Normal Approximation to Sample Mean

Episode Overview

• This episode explains how the Central Limit Theorem (CLT) allows us to approximate the distribution of the sample mean (x̄) using a normal distribution.
• It details the key properties of the sample mean, including its expected value (which equals the population mean μ) and its variance (which is the population variance σ² divided by the sample size n).
• The instructor demonstrates through Python code how the distribution of sample means increasingly resembles a normal distribution as the sample size and the number of samples increase.
• The episode lays the groundwork for practical applications like calculating confidence intervals by showing how to standardize the sample mean into a standard normal variable (Z-score).

Key Concepts

• Normal Approximation for x̄: The central idea is that the distribution of the sample mean (x̄) can be approximated by a normal distribution, regardless of the original population's distribution, provided the sample size is large enough.
• Central Limit Theorem (CLT): This is the fundamental theorem that guarantees the sample mean's distribution will be approximately normal. It states that x̄ is normally distributed with a mean of μ and a variance of σ²/n.
• Unbiased Estimator: The sample mean (x̄) is an unbiased estimator of the population mean (μ) because its expected value, E[x̄], is equal to μ.
• Standard Error of the Mean: The standard deviation of the sample mean's distribution is σ/√n. This is called the standard error and it quantifies the precision of the sample mean as an estimate of the population mean. A larger sample size (n) leads to a smaller standard error.
• Standardization (Z-score): By subtracting the mean (μ) from the sample mean (x̄) and dividing by the standard error (σ/√n), we can transform the variable into a standard normal distribution, N(0,1).
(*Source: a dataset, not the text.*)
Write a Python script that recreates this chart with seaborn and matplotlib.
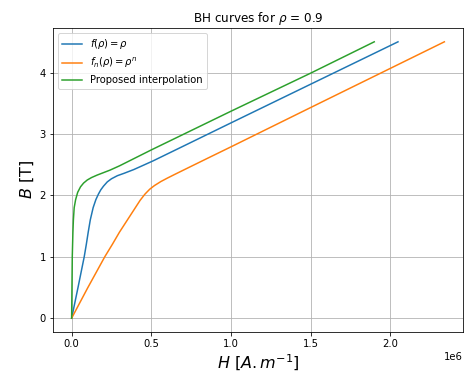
import matplotlib
matplotlib.use("Agg")
import matplotlib.pyplot as plt
import seaborn as sns
import pandas as pd

# Field H (in A/m) and flux density B (in T)
H_linear = [0.0, 0.04e6, 0.079e6, 0.092e6, 0.104e6, 0.117e6, 0.135e6, 0.152e6, 0.168e6, 0.183e6,
            0.2e6, 0.224e6, 0.25e6, 0.287e6, 0.33e6, 0.39e6, 0.45e6, 0.51e6, 0.7e6, 1.0e6, 1.5e6, 2.048e6]
B_linear = [0.0, 0.5, 1.0, 1.2, 1.4, 1.6, 1.8, 1.93, 2.02, 2.09,
            2.15, 2.22, 2.27, 2.32, 2.36, 2.42, 2.49, 2.56, 2.80, 3.18, 3.81, 4.5]

H_power = [0.0, 0.1e6, 0.208e6, 0.255e6, 0.3e6, 0.35e6, 0.40e6, 0.43e6, 0.46e6, 0.49e6,
           0.52e6, 0.56e6, 0.6e6, 0.65e6, 0.74e6, 0.85e6, 1.0e6, 1.5e6, 2.339e6]
B_power = [0.0, 0.49, 1.0, 1.2, 1.4, 1.6, 1.8, 1.92, 2.02, 2.1,
           2.16, 2.225, 2.28, 2.345, 2.46, 2.60, 2.79, 3.43, 4.5]

H_interp = [0.0, 0.002e6, 0.004e6, 0.006e6, 0.008e6, 0.011e6, 0.016e6, 0.025e6, 0.038e6, 0.056e6,
            0.075e6, 0.098e6, 0.125e6, 0.16e6, 0.2e6, 0.24e6, 0.3e6, 0.5e6, 1.0e6, 1.5e6, 1.899e6]
B_interp = [0.0, 0.5, 1.0, 1.2, 1.4, 1.6, 1.8, 1.93, 2.05, 2.14,
            2.2, 2.25, 2.29, 2.33, 2.37, 2.41, 2.48, 2.74, 3.37, 3.99, 4.5]

labels = [r"$f(\rho) = \rho$", r"$f_n(\rho) = \rho^n$", "Proposed interpolation"]
colors = ["tab:blue", "tab:orange", "tab:green"]

fig = plt.figure(figsize=(465 / 72, 381 / 72), dpi=72)
ax = fig.add_axes([53 / 465, 1 - 332 / 381, 410 / 465, 304 / 381])

for H, B, lab, col in zip([H_linear, H_power, H_interp],
                          [B_linear, B_power, B_interp], labels, colors):
    df = pd.DataFrame({"H": H, "B": B})
    sns.lineplot(data=df, x="H", y="B", sort=False, estimator=None,
                 color=col, label=lab, linewidth=1.5, ax=ax)

ax.grid(True)
ax.set_title(r"BH curves for $\rho$ = 0.9", fontsize=12)
ax.set_xlabel(r"$H\ [A.m^{-1}]$", fontsize=16)
ax.set_ylabel(r"$B$ [T]", fontsize=16)
ax.legend(loc="upper left")

fig.savefig("out.png", dpi=72)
This allows for easy probability calculations.

Quotes

• At 01:33 - "We're going to say that this sample mean x̄ is normally distributed... with a mean of μ and it has a variance of σ²/n... by the central limit theorem." - This is the central mathematical statement of the episode, defining the distribution of the sample mean.
• At 02:24 - "The sample mean is an unbiased estimate of the population mean with a standard error of σ/√n." - A concise summary of the two most important properties of the sample mean as an estimator.
• At 18:53 - "My sample mean x̄, by the central limit theorem, is a normally distributed random variable where its mean is the population mean, and it has a standard error or a variance that's related to the standard deviation or variance of the population." - A complete recap of the core concept, emphasizing the power and utility of the Central Limit Theorem.

Takeaways

• The Central Limit Theorem is a powerful tool that allows you to make statistical inferences about a population mean using a sample mean, even if you don't know the population's underlying distribution.
• To improve the accuracy of your estimate of the population mean, increase your sample size (n). This reduces the variance (σ²/n) of the sample mean, making your estimate more precise.
• The distribution of the sample mean (x̄) is always "skinnier" than the distribution of the original population because its variance is smaller by a factor of n.
• Any normally distributed variable can be transformed into a standard normal variable (Z-score) by subtracting its mean and dividing by its standard deviation. This is crucial for calculating probabilities and confidence intervals.